* Data segment:
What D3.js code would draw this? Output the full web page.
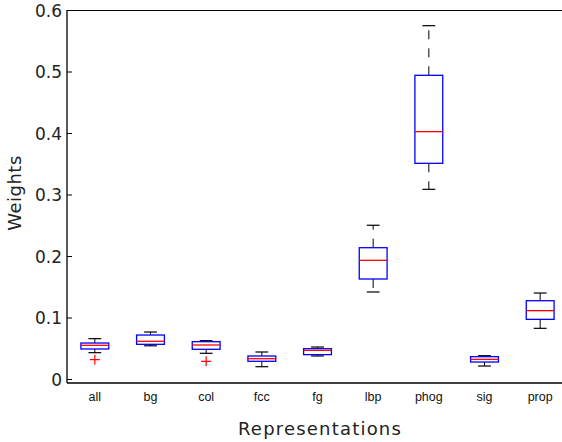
<!DOCTYPE html>
<html><head><meta charset="utf-8">
<script src="https://cdn.jsdelivr.net/npm/d3@7"></script>
<style>body{margin:0;background:#fff}svg{display:block}</style>
</head><body><svg id="c" width="562" height="442"></svg>
<script>
const categories = ["all","bg","col","fcc","fg","lbp","phog","sig","prop"];
const whiskerLow  = [0.0428,0.0540,0.0418,0.0200,0.0374,0.1415,0.3084,0.0211,0.0824];
const q1          = [0.0488,0.0564,0.0483,0.0288,0.0396,0.1626,0.3507,0.0276,0.0970];
const medians     = [0.0548,0.0613,0.0553,0.0330,0.0466,0.1930,0.4022,0.0320,0.1111];
const q3          = [0.0585,0.0715,0.0607,0.0374,0.0493,0.2135,0.4938,0.0363,0.1273];
const whiskerHigh = [0.0656,0.0764,0.0623,0.0439,0.0520,0.2500,0.5745,0.0379,0.1398];
const outliers    = [[0.0314],[],[0.0288],[],[],[],[],[],[]];
const yTicks = [0,0.1,0.2,0.3,0.4,0.5,0.6];

const svg = d3.select("#c");
const L = 67, R = 568, T = 10, B = 383;
const x = d3.scaleLinear().domain([0.5, 9.5]).range([L, R]);
const y = d3.scaleLinear().domain([-0.0065, 0.6]).range([B, T]);
const boxW = x(1.25) - x(0.75);
const capW = x(1.115) - x(0.885);

const rows = categories.map((c,i)=>({c,i,lo:whiskerLow[i],q1:q1[i],m:medians[i],q3:q3[i],hi:whiskerHigh[i],out:outliers[i]}));

// frame
svg.append("line").attr("x1",L).attr("x2",R).attr("y1",T+0.5).attr("y2",T+0.5).attr("stroke","#000").attr("stroke-width",1);
svg.append("line").attr("x1",L).attr("x2",L).attr("y1",T).attr("y2",B).attr("stroke","#000").attr("stroke-width",1.3);
svg.append("line").attr("x1",L).attr("x2",R).attr("y1",B).attr("y2",B).attr("stroke","#000").attr("stroke-width",1.5);

// y axis ticks (inward)
const yAxis = d3.axisRight(y).tickValues(yTicks).tickSize(5).tickFormat("");
svg.append("g").attr("transform",`translate(${L},0)`).call(yAxis)
  .call(g=>g.select(".domain").remove())
  .call(g=>g.selectAll("line").attr("stroke","#000"));
svg.append("g").selectAll("text").data(yTicks).join("text")
  .attr("x",62).attr("y",d=>y(d)+6.5).attr("text-anchor","end")
  .attr("font-family","DejaVu Sans").attr("font-size",17).attr("fill","#222")
  .text(d=>d3.format("")(d));

const g = svg.append("g");
rows.forEach(d=>{
  const cx = x(d.i+1);
  g.append("line").attr("x1",cx).attr("x2",cx).attr("y1",y(d.q3)).attr("y2",y(d.hi))
    .attr("stroke","#000").attr("stroke-dasharray","9,9");
  g.append("line").attr("x1",cx).attr("x2",cx).attr("y1",y(d.q1)).attr("y2",y(d.lo))
    .attr("stroke","#000").attr("stroke-dasharray","9,9");
  [d.lo,d.hi].forEach(v=>g.append("line").attr("x1",cx-capW/2).attr("x2",cx+capW/2)
    .attr("y1",y(v)).attr("y2",y(v)).attr("stroke","#000").attr("stroke-width",1.2));
  g.append("rect").attr("x",cx-boxW/2).attr("width",boxW).attr("y",y(d.q3)).attr("height",y(d.q1)-y(d.q3))
    .attr("fill","#fff").attr("stroke","#0000ff").attr("stroke-width",1.3);
  g.append("line").attr("x1",cx-boxW/2).attr("x2",cx+boxW/2).attr("y1",y(d.m)).attr("y2",y(d.m))
    .attr("stroke","#ff0000").attr("stroke-width",1.3);
  d.out.forEach(v=>{
    g.append("path").attr("d",`M${cx-5},${y(v)}H${cx+5}M${cx},${y(v)-5}V${y(v)+5}`)
      .attr("stroke","#ff0000").attr("stroke-width",1.2).attr("fill","none");
  });
});

svg.append("g").selectAll("text").data(categories).join("text")
  .attr("x",(d,i)=>x(i+1)).attr("y",401).attr("text-anchor","middle")
  .attr("font-family","Liberation Sans").attr("font-size",12.5).attr("fill","#111")
  .text(d=>d);

svg.append("text").attr("x",320).attr("y",435).attr("text-anchor","middle")
  .attr("font-family","DejaVu Sans").attr("font-size",18).attr("letter-spacing",1.2).attr("fill","#222").text("Representations");
svg.append("text").attr("transform","translate(21,193) rotate(-90)").attr("text-anchor","middle")
  .attr("font-family","DejaVu Sans").attr("font-size",18).attr("letter-spacing",0.5).attr("fill","#222").text("Weights");
</script></body></html>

* The problem: In your copy of the listing above, reproduce each line exactly and omit all pictures.

* Response:
What D3.js code would draw this? Output the full web page.
<!DOCTYPE html>
<html><head><meta charset="utf-8">
<script src="https://cdn.jsdelivr.net/npm/d3@7"></script>
<style>body{margin:0;background:#fff}svg{display:block}</style>
</head><body><svg id="c" width="562" height="442"></svg>
<script>
const categories = ["all","bg","col","fcc","fg","lbp","phog","sig","prop"];
const whiskerLow  = [0.0428,0.0540,0.0418,0.0200,0.0374,0.1415,0.3084,0.0211,0.0824];
const q1          = [0.0488,0.0564,0.0483,0.0288,0.0396,0.1626,0.3507,0.0276,0.0970];
const medians     = [0.0548,0.0613,0.0553,0.0330,0.0466,0.1930,0.4022,0.0320,0.1111];
const q3          = [0.0585,0.0715,0.0607,0.0374,0.0493,0.2135,0.4938,0.0363,0.1273];
const whiskerHigh = [0.0656,0.0764,0.0623,0.0439,0.0520,0.2500,0.5745,0.0379,0.1398];
const outliers    = [[0.0314],[],[0.0288],[],[],[],[],[],[]];
const yTicks = [0,0.1,0.2,0.3,0.4,0.5,0.6];

const svg = d3.select("#c");
const L = 67, R = 568, T = 10, B = 383;
const x = d3.scaleLinear().domain([0.5, 9.5]).range([L, R]);
const y = d3.scaleLinear().domain([-0.0065, 0.6]).range([B, T]);
const boxW = x(1.25) - x(0.75);
const capW = x(1.115) - x(0.885);

const rows = categories.map((c,i)=>({c,i,lo:whiskerLow[i],q1:q1[i],m:medians[i],q3:q3[i],hi:whiskerHigh[i],out:outliers[i]}));

// frame
svg.append("line").attr("x1",L).attr("x2",R).attr("y1",T+0.5).attr("y2",T+0.5).attr("stroke","#000").attr("stroke-width",1);
svg.append("line").attr("x1",L).attr("x2",L).attr("y1",T).attr("y2",B).attr("stroke","#000").attr("stroke-width",1.3);
svg.append("line").attr("x1",L).attr("x2",R).attr("y1",B).attr("y2",B).attr("stroke","#000").attr("stroke-width",1.5);

// y axis ticks (inward)
const yAxis = d3.axisRight(y).tickValues(yTicks).tickSize(5).tickFormat("");
svg.append("g").attr("transform",`translate(${L},0)`).call(yAxis)
  .call(g=>g.select(".domain").remove())
  .call(g=>g.selectAll("line").attr("stroke","#000"));
svg.append("g").selectAll("text").data(yTicks).join("text")
  .attr("x",62).attr("y",d=>y(d)+6.5).attr("text-anchor","end")
  .attr("font-family","DejaVu Sans").attr("font-size",17).attr("fill","#222")
  .text(d=>d3.format("")(d));

const g = svg.append("g");
rows.forEach(d=>{
  const cx = x(d.i+1);
  g.append("line").attr("x1",cx).attr("x2",cx).attr("y1",y(d.q3)).attr("y2",y(d.hi))
    .attr("stroke","#000").attr("stroke-dasharray","9,9");
  g.append("line").attr("x1",cx).attr("x2",cx).attr("y1",y(d.q1)).attr("y2",y(d.lo))
    .attr("stroke","#000").attr("stroke-dasharray","9,9");
  [d.lo,d.hi].forEach(v=>g.append("line").attr("x1",cx-capW/2).attr("x2",cx+capW/2)
    .attr("y1",y(v)).attr("y2",y(v)).attr("stroke","#000").attr("stroke-width",1.2));
  g.append("rect").attr("x",cx-boxW/2).attr("width",boxW).attr("y",y(d.q3)).attr("height",y(d.q1)-y(d.q3))
    .attr("fill","#fff").attr("stroke","#0000ff").attr("stroke-width",1.3);
  g.append("line").attr("x1",cx-boxW/2).attr("x2",cx+boxW/2).attr("y1",y(d.m)).attr("y2",y(d.m))
    .attr("stroke","#ff0000").attr("stroke-width",1.3);
  d.out.forEach(v=>{
    g.append("path").attr("d",`M${cx-5},${y(v)}H${cx+5}M${cx},${y(v)-5}V${y(v)+5}`)
      .attr("stroke","#ff0000").attr("stroke-width",1.2).attr("fill","none");
  });
});

svg.append("g").selectAll("text").data(categories).join("text")
  .attr("x",(d,i)=>x(i+1)).attr("y",401).attr("text-anchor","middle")
  .attr("font-family","Liberation Sans").attr("font-size",12.5).attr("fill","#111")
  .text(d=>d);

svg.append("text").attr("x",320).attr("y",435).attr("text-anchor","middle")
  .attr("font-family","DejaVu Sans").attr("font-size",18).attr("letter-spacing",1.2).attr("fill","#222").text("Representations");
svg.append("text").attr("transform","translate(21,193) rotate(-90)").attr("text-anchor","middle")
  .attr("font-family","DejaVu Sans").attr("font-size",18).attr("letter-spacing",0.5).attr("fill","#222").text("Weights");
</script></body></html>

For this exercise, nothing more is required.